I was expecting some sort of a nutrition based argument.
I would point out that it’s unwise to ignore one of the major sources of pleasure in this world :-)
Must… resist… mentioning a particular stereotype about northern Europe.
I hear that if you stir-fry vegetables, then frozen is a better option. (I eat most of the vegetables I eat raw or dehydrated, neither of which seem to do well if you freeze them first.)
I think it depends on whether you can get your heat high enough.
The point of stir-frying frozen veggies is to brown the outside while not overcooking the inside. Normally this is done by cooking non-frozen veggies at very high heat but a regular house stove can’t do it properly—so a workaround is to use frozen.
How does freeze-them-yourself compare to buying vegetables which are already frozen?
The good kind of already frozen vegetables are much tastier, have better texture and have kept more of their nutrients. That is because an ordinary freezer is not nearly quick enough to preserve most vegetables.
Industrially-frozen food is frozen much faster which is good. A house freezer is not powerful (or cold) enough to freeze food sufficiently fast.
I hear that buying them already frozen is cheaper, more sanitary, and less work, but I haven’t looked into it myself.
re: steaks, that’s just not accurate. Frozen steaks are great!
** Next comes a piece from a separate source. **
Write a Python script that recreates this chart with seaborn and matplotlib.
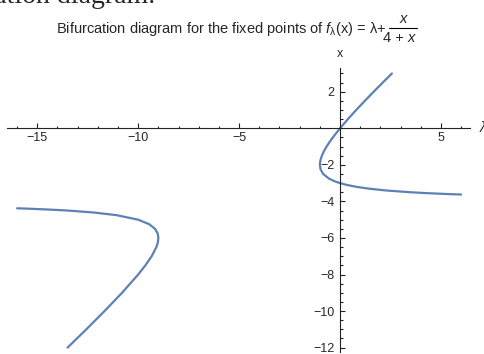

I say this as someone who filled his freezer with a quarter of a cow.
Maybe I just don’t know how to deal with frozen steaks, but for me fresh-meat steaks are much, much juicier.
For those in the community living in the south Bay Area: https://www.google.com/shopping/express/
Regarding food in particular, I’m still wishing Romeo Stevens would commercialize his tasty and nutritious soylent alternative so I could buy it the same way I buy juice from the grocery store.